What you should do
Repeat all the material exactly; pictures stay out of your copy.

Dataset section
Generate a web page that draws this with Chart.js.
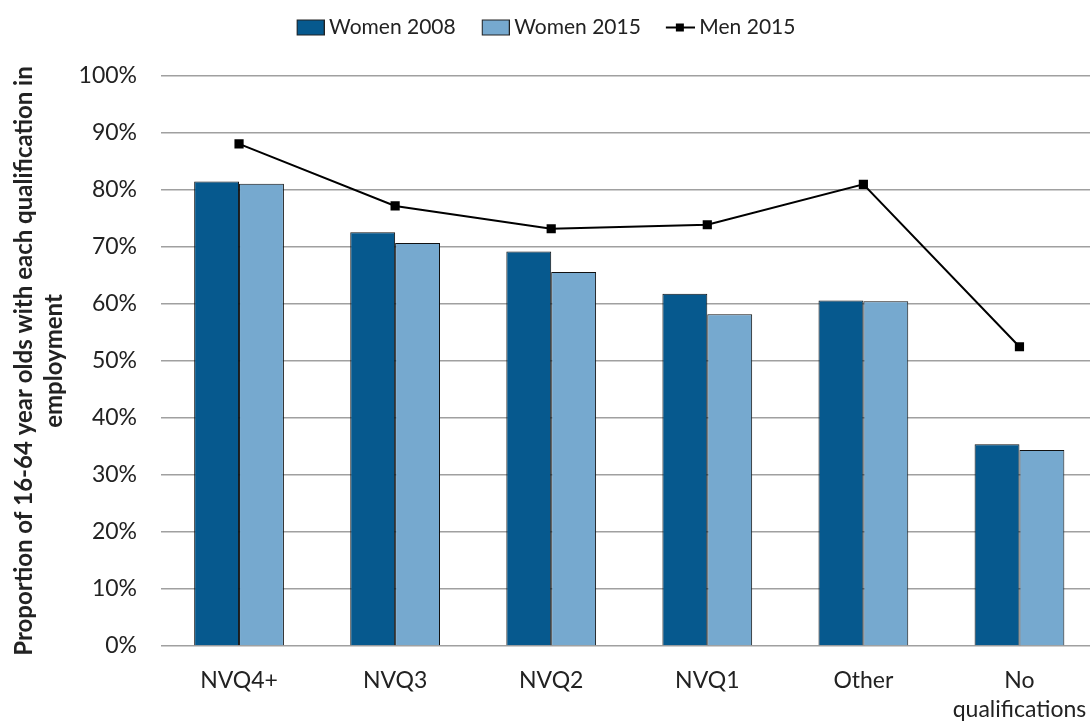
<!DOCTYPE html>
<html lang="en">

<head>
    <meta charset="UTF-8">
    <title>Employment rate by qualification</title>
    <script src="https://cdn.jsdelivr.net/npm/chart.js"></script>
    <style>
        html, body { margin: 0; padding: 0; overflow: hidden; background: #fff; }
        .wrap { position: relative; width: 1104px; height: 730px; }
    </style>
</head>

<body>
    <div class="wrap">
        <canvas id="graphique"></canvas>
    </div>

    <script>
        // Data (percent)
        const categories = ["NVQ4+", "NVQ3", "NVQ2", "NVQ1", "Other", ["No", "qualifications"]];
        const women2008 = [81.5, 72.6, 69.2, 61.8, 60.6, 35.4];
        const women2015 = [81.1, 70.7, 65.6, 58.2, 60.5, 34.4];
        const men2015 = [88.1, 77.2, 73.2, 73.9, 81.0, 52.5];
        const seriesNames = ["Women 2008", "Women 2015", "Men 2015"];
        const yTicks = [0, 10, 20, 30, 40, 50, 60, 70, 80, 90, 100];

        const dark = "#06598e";
        const light = "#76a9cf";
        const textColor = "#222";

        // legend symbols drawn on small canvases, symbol sits in the right part
        function makeIcon(kind, color) {
            const c = document.createElement("canvas");
            c.width = 46;
            c.height = 18;
            const g = c.getContext("2d");
            if (kind === "box") {
                g.fillStyle = color;
                g.fillRect(18.5, 1.5, 27, 15);
                g.strokeStyle = "#222";
                g.lineWidth = 1;
                g.strokeRect(18.5, 1.5, 27, 15);
            } else {
                g.strokeStyle = "#000";
                g.lineWidth = 2;
                g.beginPath();
                g.moveTo(17, 9);
                g.lineTo(46, 9);
                g.stroke();
                g.fillStyle = "#000";
                g.fillRect(27, 5, 8, 8);
            }
            return c;
        }
        const icons = [makeIcon("box", dark), makeIcon("box", light), makeIcon("line")];

        // space between legend and plot, legend moved a bit to the left
        const legendGap = {
            id: "legendGap",
            beforeInit(chart) {
                const fitOrig = chart.legend.fit;
                chart.legend.fit = function fit() {
                    fitOrig.bind(chart.legend)();
                    this.height += 28;
                };
            },
            afterLayout(chart) {
                chart.legend.left -= 12;
                chart.legend.right -= 12;
            }
        };

        const ctx = document.getElementById("graphique").getContext("2d");

        new Chart(ctx, {
            type: "bar",
            data: {
                labels: categories,
                datasets: [{
                    label: seriesNames[0],
                    data: women2008,
                    backgroundColor: dark,
                    borderColor: "#111",
                    borderWidth: 1,
                    categoryPercentage: 0.575,
                    barPercentage: 1,
                }, {
                    label: seriesNames[1],
                    data: women2015,
                    backgroundColor: light,
                    borderColor: "#111",
                    borderWidth: 1,
                    categoryPercentage: 0.575,
                    barPercentage: 1,
                }, {
                    type: "line",
                    label: seriesNames[2],
                    data: men2015,
                    order: -1,
                    borderColor: "#000",
                    backgroundColor: "#000",
                    borderWidth: 2,
                    pointStyle: "rect",
                    pointRadius: 6.5,
                    pointBorderWidth: 0,
                    tension: 0,
                }],
            },
            options: {
                responsive: true,
                maintainAspectRatio: false,
                animation: false,
                layout: { padding: { top: 3, left: 0, right: 0, bottom: 0 } },
                plugins: {
                    tooltip: { enabled: false },
                    legend: {
                        position: "top",
                        labels: {
                            usePointStyle: true,
                            pointStyleWidth: 34,
                            padding: 14,
                            color: textColor,
                            font: { family: "Lato", size: 21 },
                            generateLabels(chart) {
                                return chart.data.datasets.map((ds, i) => ({
                                    text: ds.label,
                                    datasetIndex: i,
                                    pointStyle: icons[i],
                                    fontColor: textColor,
                                    hidden: !chart.isDatasetVisible(i),
                                    lineWidth: 0,
                                }));
                            },
                        },
                    },
                },
                scales: {
                    x: {
                        grid: { display: false },
                        border: { display: false },
                        ticks: {
                            color: textColor,
                            padding: 12,
                            font: { family: "Lato", size: 23, lineHeight: 1.25 },
                            maxRotation: 0,
                        },
                        afterFit(scale) { scale.height = 84; },
                    },
                    y: {
                        min: 0,
                        max: 100,
                        afterBuildTicks(scale) { scale.ticks = yTicks.map(v => ({ value: v })); },
                        grid: { color: "#a0a0a0", lineWidth: 1.5, drawTicks: false },
                        border: { display: false },
                        ticks: {
                            color: textColor,
                            padding: 24,
                            font: { family: "Lato", size: 23 },
                            callback: (v) => v + "%",
                        },
                        title: {
                            display: true,
                            text: ["Proportion of 16-64 year olds with each qualification in", "employment"],
                            color: textColor,
                            font: { family: "Lato", size: 24, weight: "bold", lineHeight: 1.25 },
                            padding: { top: 9, bottom: 0 },
                        },
                        afterFit(scale) { scale.width = 161; },
                    },
                },
            },
            plugins: [legendGap],
        });
    </script>
</body>

</html>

Finished answer
Generate a web page that draws this with Chart.js.
<!DOCTYPE html>
<html lang="en">

<head>
    <meta charset="UTF-8">
    <title>Employment rate by qualification</title>
    <script src="https://cdn.jsdelivr.net/npm/chart.js"></script>
    <style>
        html, body { margin: 0; padding: 0; overflow: hidden; background: #fff; }
        .wrap { position: relative; width: 1104px; height: 730px; }
    </style>
</head>

<body>
    <div class="wrap">
        <canvas id="graphique"></canvas>
    </div>

    <script>
        // Data (percent)
        const categories = ["NVQ4+", "NVQ3", "NVQ2", "NVQ1", "Other", ["No", "qualifications"]];
        const women2008 = [81.5, 72.6, 69.2, 61.8, 60.6, 35.4];
        const women2015 = [81.1, 70.7, 65.6, 58.2, 60.5, 34.4];
        const men2015 = [88.1, 77.2, 73.2, 73.9, 81.0, 52.5];
        const seriesNames = ["Women 2008", "Women 2015", "Men 2015"];
        const yTicks = [0, 10, 20, 30, 40, 50, 60, 70, 80, 90, 100];

        const dark = "#06598e";
        const light = "#76a9cf";
        const textColor = "#222";

        // legend symbols drawn on small canvases, symbol sits in the right part
        function makeIcon(kind, color) {
            const c = document.createElement("canvas");
            c.width = 46;
            c.height = 18;
            const g = c.getContext("2d");
            if (kind === "box") {
                g.fillStyle = color;
                g.fillRect(18.5, 1.5, 27, 15);
                g.strokeStyle = "#222";
                g.lineWidth = 1;
                g.strokeRect(18.5, 1.5, 27, 15);
            } else {
                g.strokeStyle = "#000";
                g.lineWidth = 2;
                g.beginPath();
                g.moveTo(17, 9);
                g.lineTo(46, 9);
                g.stroke();
                g.fillStyle = "#000";
                g.fillRect(27, 5, 8, 8);
            }
            return c;
        }
        const icons = [makeIcon("box", dark), makeIcon("box", light), makeIcon("line")];

        // space between legend and plot, legend moved a bit to the left
        const legendGap = {
            id: "legendGap",
            beforeInit(chart) {
                const fitOrig = chart.legend.fit;
                chart.legend.fit = function fit() {
                    fitOrig.bind(chart.legend)();
                    this.height += 28;
                };
            },
            afterLayout(chart) {
                chart.legend.left -= 12;
                chart.legend.right -= 12;
            }
        };

        const ctx = document.getElementById("graphique").getContext("2d");

        new Chart(ctx, {
            type: "bar",
            data: {
                labels: categories,
                datasets: [{
                    label: seriesNames[0],
                    data: women2008,
                    backgroundColor: dark,
                    borderColor: "#111",
                    borderWidth: 1,
                    categoryPercentage: 0.575,
                    barPercentage: 1,
                }, {
                    label: seriesNames[1],
                    data: women2015,
                    backgroundColor: light,
                    borderColor: "#111",
                    borderWidth: 1,
                    categoryPercentage: 0.575,
                    barPercentage: 1,
                }, {
                    type: "line",
                    label: seriesNames[2],
                    data: men2015,
                    order: -1,
                    borderColor: "#000",
                    backgroundColor: "#000",
                    borderWidth: 2,
                    pointStyle: "rect",
                    pointRadius: 6.5,
                    pointBorderWidth: 0,
                    tension: 0,
                }],
            },
            options: {
                responsive: true,
                maintainAspectRatio: false,
                animation: false,
                layout: { padding: { top: 3, left: 0, right: 0, bottom: 0 } },
                plugins: {
                    tooltip: { enabled: false },
                    legend: {
                        position: "top",
                        labels: {
                            usePointStyle: true,
                            pointStyleWidth: 34,
                            padding: 14,
                            color: textColor,
                            font: { family: "Lato", size: 21 },
                            generateLabels(chart) {
                                return chart.data.datasets.map((ds, i) => ({
                                    text: ds.label,
                                    datasetIndex: i,
                                    pointStyle: icons[i],
                                    fontColor: textColor,
                                    hidden: !chart.isDatasetVisible(i),
                                    lineWidth: 0,
                                }));
                            },
                        },
                    },
                },
                scales: {
                    x: {
                        grid: { display: false },
                        border: { display: false },
                        ticks: {
                            color: textColor,
                            padding: 12,
                            font: { family: "Lato", size: 23, lineHeight: 1.25 },
                            maxRotation: 0,
                        },
                        afterFit(scale) { scale.height = 84; },
                    },
                    y: {
                        min: 0,
                        max: 100,
                        afterBuildTicks(scale) { scale.ticks = yTicks.map(v => ({ value: v })); },
                        grid: { color: "#a0a0a0", lineWidth: 1.5, drawTicks: false },
                        border: { display: false },
                        ticks: {
                            color: textColor,
                            padding: 24,
                            font: { family: "Lato", size: 23 },
                            callback: (v) => v + "%",
                        },
                        title: {
                            display: true,
                            text: ["Proportion of 16-64 year olds with each qualification in", "employment"],
                            color: textColor,
                            font: { family: "Lato", size: 24, weight: "bold", lineHeight: 1.25 },
                            padding: { top: 9, bottom: 0 },
                        },
                        afterFit(scale) { scale.width = 161; },
                    },
                },
            },
            plugins: [legendGap],
        });
    </script>
</body>

</html>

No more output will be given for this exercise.